The Vitodens has an absolutely unique “burner” that does not produce flame in the conventional sense–it transfers the vast majority of its heat to the water via radiation. When installed in a system that has variable flow (TRVs), even the built-in circulating pump modulates! On such a system the burner will almost always be “on” at some level as long as the structure requires heat. Real-world “numbers” coming from this boiler are absolutely extraordinary regarding efficiency. Flue gas temperature is often only a few (less than five) degrees higher than the temperature of the supply water! Of course it is highly complex and very expensive but based on its use in Europe for much longer and stellar reputation for Viessmann reliability it really deserves the highest consideration. Remember that it is designed in Germany where TRVs are REQUIRED in any space larger than a closet and it will achieve its best efficiency when TRVs are used.

Standing water-filled cast iron radiators have been associated with gentle even heat, comfort, efficiency, reliability, cleanliness, adjustability and safety since their inception. While some may view them as clunky and hopelessly old-fashioned, no other space heating method in common use today offers this wonderful mix of qualities. Systems using standing iron radiation have ALWAYS been expensive. They have always required SKILLED labor to work at their best. No other space heating systems has (or likely ever will) existed that IMPROVES with age and whose lifespan is truly indeterminate with CENTURIES actually possible!

How, you ask, can a heating system possibly IMPROVE with age? Much of the system remains reasonably accessible in the event of any problems. Continued improvements in both boiler and control technology will always be able introduced with little or no modification. As homes age they become “leakier” as do forced air systems–hydronic systems MUST stay sealed to operate and they will NOT introduce air pressurization problems as the home proper ages. Any conceivable new and fantastic energy technology is CERTAIN to be able to heat a liquid that in turn heats a physical object like an iron radiator.

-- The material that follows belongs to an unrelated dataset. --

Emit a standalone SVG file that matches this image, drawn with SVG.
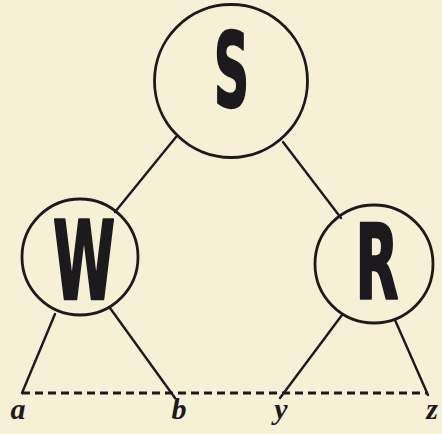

As a “heat only” source, you will NEVER have to replace both heat and cooling simultaneously as often happens with combined forced air systems. Combined heat/cool forced air systems by the way ALWAYS have concessions that make them less efficient/comfortable with either heat or cooling. Standing iron will ALWAYS make a bold statement of “permanence” to many home buyers and resale value is maximized for those who demand quality over “flash.”